Le apuntó con el dedo, en befa amistosa, y se fue hacia el parapeto, riendo para dentro. Stephen Dedalus, con su mismo paso, le acompañó cansadamente hasta medio camino y se sentó en el borde de la plataforma de tiro, sin dejar de observar cómo apoyaba el espejo en el parapeto, mojaba la brocha en el cuenco y se enjabonaba mejillas y cuello.

Así arranca esta novela compleja, una obra monumental que entre esa escena inicial en la torre y el desbordante monólogo final de Molly Bloom (cincuenta páginas de un torrente de conciencia sin signos de puntuación) incorpora la tradición clásica y la popular y las funde metabolizadas en multitud de citas y guiños literarios y explora la complicada realidad histórica, cultural y social de Irlanda, la religión y la literatura inglesa, la crítica sobre Shakespeare, la música y la mitología, la astronomía y las flores, la cartomancia y la astrología en un portentoso edificio literario de una altura pocas veces lograda en la historia de la literatura.
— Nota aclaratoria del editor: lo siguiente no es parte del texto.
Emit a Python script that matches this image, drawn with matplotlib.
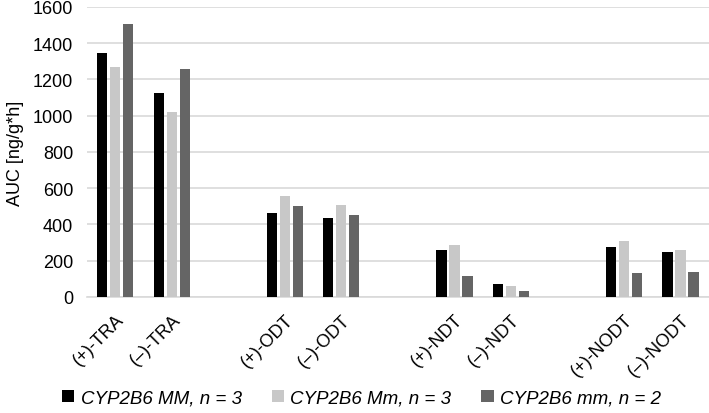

Porque -afirma Andreu Jaume en su prólogo- Joyce, como Pound, como Eliot, “lejos de impugnar el canon, se preocupó sobre todo por desperezar la tradición, sacudiéndola desde sus cimientos e integrándola en su presente como si conformara un orden simultáneo, por utilizar una expresión memorable de Eliot. En ese sentido, Ulises sigue ofreciendo resistencia contra la domesticación de la literatura y la sumisión a nuevos dogmas.”

Esta edición especial mantiene, además del prólogo de José María Valverde, su orientador resumen de los dieciocho capítulos del Ulises y en el apéndice final el más complejo esquema Linati de interpretaciones, además de las adiciones y variantes del esquema Gilbert-Gorman.

Los dos esquemas, elaborados por el propio Joyce para facilitar a sus amigos la comprensión de la novela, son cartografías que ayudan a orientarse en un libro navegable con el que el lector ingresa en otro mundo literario, en otra dimensión de la lectura.